Overall though, we do seem to be heading towards a tipping point some time in the coming years.

Europe vs. USA, who is ahead?

From working with companies across continents, I gain the impression that more Europeans have been working on integrated marketing vs. Americans.

This is despite the fact that Europeans are much more concerned about privacy.

More European companies seem to have implemented sophisticated cross-channel programs or are issuing related projects. Until this year maybe, where noticably more American marketers are launching similar projects.

But until recently I felt as if the average American marketer was still building “Marketing Cadillacs” whereas Europeans were building “Marketing BMWs”.

Add to that the fact that Europeans (and Asians) are also ahead in their adoption of mobile devices including the willingness to interact with marketing messages.

Then you wonder what happened to the days when America was still 5 - 7 years ahead of Europe with any business innovation.

Wake up call!

In the final part of this series we will look at web marketing that has truly become multichannel in 2010.

Multichannel Marketing - 2 years later: Digital is at a crossroads now (part 1/3)

In the two years since publishing the Multichannel Metrics book, the face of marketing has changed drastically.

We are entering a critical crossroads in 2010.

By 2013, will we look back and find that this was the year when marketers from online and other marketing teams first realized how similar their goals have become and took steps towards integration across camps?

Or will we look back and find that the camps remained ignorant of each other and instead set in stone silo’d technologies making integration more difficult than ever? 

 

What do you mean, web and direct marketers’ goals are aligned now?

Marketers have had no choice.

Greatness has been thrust upon them!

Direct marketers

  1. Have seen marketing dollars beginning to shift from offline to online
  2. Finally see clearly that a large portion of interactions with their customers has moved online. For example, according to anecdotal feedback from several older European banks, 25% to 50% of their clients use online banking now. Some financial institutes acquire the majority, if not all, customers online.

Online marketers

  1. Have had to abandon their silo’d, website-centric thinking because their websites are now only one component of their total web presence. Other presences include social media, mobile sites, behaviorally targeted ads and personalized emails.
  2. They may continue to treat the offline as a step child for another couple years. Yet, they are already adopting multi-online-channel marketing practices for the purpose of integrating all these web presences.
  3. The latter has required them to move from their traditional focus on aggregate level metrics and dashboards to looking at data about individuals across website, mobile, social, and advertising. This experience with individual level data will also make it easier for them to integrate their customers’ offline interactions down the road.

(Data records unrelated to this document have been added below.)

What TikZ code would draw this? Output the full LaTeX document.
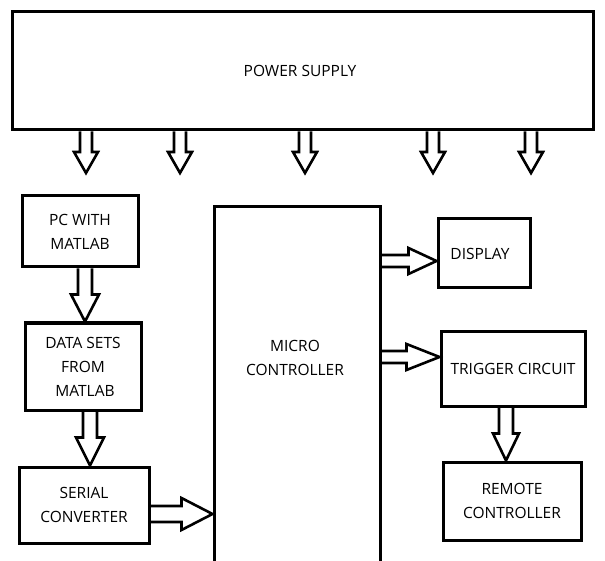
\documentclass[tikz,border=0pt]{standalone}
\usepackage{fontspec}
\setmainfont{Open Sans}
\usetikzlibrary{calc}
\tikzset{
  box/.style={draw, line width=3pt, rectangle, inner sep=0pt, align=center,
    font=\fontsize{15.5}{24}\selectfont},
  txt/.style={inner sep=0pt, align=center, font=\fontsize{15.5}{24}\selectfont},
  blk/.style={draw, line width=2.6pt, line join=miter},
}
\newcommand\blockarrow[5]{%
  \draw[blk] let \p1=#1, \p2=#2, \n1={atan2(\y2-\y1,\x2-\x1)} in
    ($(\p1)+(\n1+90:#3pt)$)
    -- ($(\p2)+(\n1+180:#5pt)+(\n1+90:#3pt)$)
    -- ($(\p2)+(\n1+180:#5pt)+(\n1+90:#4pt)$)
    -- (\p2)
    -- ($(\p2)+(\n1+180:#5pt)+(\n1-90:#4pt)$)
    -- ($(\p2)+(\n1+180:#5pt)+(\n1-90:#3pt)$)
    -- ($(\p1)+(\n1-90:#3pt)$);}
\begin{document}
\begin{tikzpicture}[x=1pt,y=-1pt]
\fill[white] (0,0) rectangle (605,561);
\useasboundingbox (0,0) rectangle (605,561);

\node[box, minimum width=581pt, minimum height=118pt] (ps) at (302.5,71) {};
\node[txt] (pstext) at (300,71) {POWER SUPPLY};

\node[box, minimum width=116pt, minimum height=71pt] (pc) at (80,231.5) {PC WITH\\MATLAB};
\node[box, minimum width=116pt, minimum height=87pt] (data) at (83,366.5) {DATA SETS\\FROM\\\ MATLAB};
\node[box, minimum width=130pt, minimum height=76pt] (serial) at (84,505) {SERIAL\\CONVERTER};
\node[box, minimum width=166pt, minimum height=372pt] (micro) at (297,393) {};
\node[txt] (mctext) at (295,358) {MICRO\\CONTROLLER};
\node[box, minimum width=92pt, minimum height=69pt] (display) at (484,253.5) {};
\node[txt] (disptext) at (480,254) {DISPLAY};
\node[box, minimum width=144pt, minimum height=75pt] (trigger) at (513,368.5) {TRIGGER CIRCUIT};
\node[box, minimum width=138pt, minimum height=78pt] (remote) at (512,501) {REMOTE\\CONTROLLER};

% power supply outputs
\foreach \i/\xx in {1/86,2/180,3/305,4/433,5/531}{
  \coordinate (pw\i) at (\xx,173);
  \blockarrow{(ps.south -| pw\i)}{(pw\i)}{6}{12}{21}
}

\coordinate (a1) at (85,0);
\blockarrow{(pc.south -| a1)}{(data.north -| a1)}{7}{14}{27}
\coordinate (a2) at (90,0);
\blockarrow{(data.south -| a2)}{(serial.north -| a2)}{7}{14}{28}
\coordinate (a3) at (0,514);
\blockarrow{(serial.east |- a3)}{(micro.west |- a3)}{8}{16}{31}
\coordinate (a4) at (0,261);
\blockarrow{(micro.east |- a4)}{(display.west |- a4)}{6}{13}{28}
\coordinate (a5) at (0,357);
\blockarrow{(micro.east |- a5)}{(trigger.west |- a5)}{6}{13}{33}
\coordinate (a6) at (506,0);
\blockarrow{(trigger.south -| a6)}{(remote.north -| a6)}{7}{13}{27}
\end{tikzpicture}
\end{document}
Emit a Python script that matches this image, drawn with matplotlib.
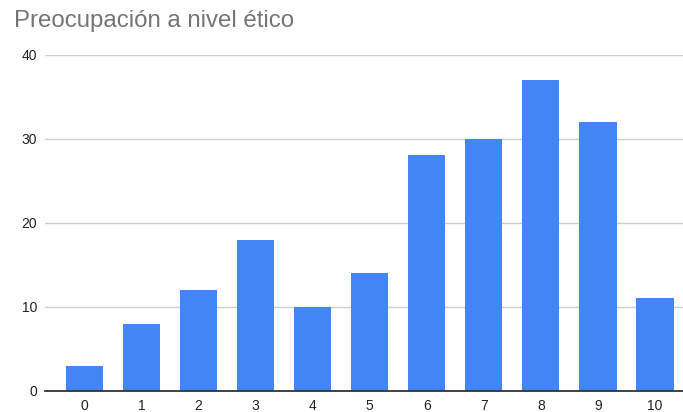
import matplotlib
matplotlib.use("Agg")
import matplotlib.pyplot as plt

categories = ["0", "1", "2", "3", "4", "5", "6", "7", "8", "9", "10"]
values = [3, 8, 12, 18, 10, 14, 28, 30, 37, 32, 11]
yticks = [0, 10, 20, 30, 40]

plt.rcParams['font.family'] = ['Liberation Sans', 'DejaVu Sans']

fig = plt.figure(figsize=(6.83, 4.12), dpi=100)
ax = fig.add_axes([45/683, 1 - 391/412, 638/683, (391 - 54.5)/412])

x = list(range(len(categories)))
ax.bar(x, values, width=0.65, color="#4285F4", zorder=3)

ax.set_xlim(-0.69, 10.49)
ax.set_ylim(0, 40)
ax.set_yticks(yticks)
ax.set_xticks(x)
ax.set_xticklabels(categories)
ax.tick_params(axis='both', length=0, labelsize=10, labelcolor="#222222")
ax.tick_params(axis='y', pad=5.8)
ax.tick_params(axis='x', pad=6)
ax.grid(axis='y', color="#cccccc", linewidth=1, zorder=0)
for s in ["top", "right", "left"]:
    ax.spines[s].set_visible(False)
ax.spines["bottom"].set_color("#333333")
ax.spines["bottom"].set_linewidth(1.3)
ax.spines["bottom"].set_zorder(4)

fig.text(14/683, 1 - 27.3/412, "Preocupación a nivel ético", fontsize=17.3,
         color="#757575", va="baseline", ha="left")

fig.savefig("out.png", dpi=100)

As a result, both online and direct marketers are now pursuing multi-channel data integration at the level of individual prospects and customers. Both camps do this for the purposes of

  1. behavioral targeting,
  2. better understanding of marketing ROI.

 

The technology gap is closing

While all vendors talked the talk for 360 degree views, the reality was different. Web analytics data was far removed from a direct marketers’ access.

  • After all, the data are owned by the web team who couldn’t care less about individual level data at that time.
  • The data are also hosted remotely at SaaS based web analytics vendors that prioritized reporting and good looking charts over granular data. As a result, data feeds (while available) would come with no SLAs. A feed might or might not arrive at the agreed time of night. That made it too unreliable for driving interactive (let alone real time) marketing programs.

Meanwhile, web marketers could integrate analytics based targeting into email marketing only by bridging the gap between several vendors and paying for integration services.

These technology gaps are now increasingly closing.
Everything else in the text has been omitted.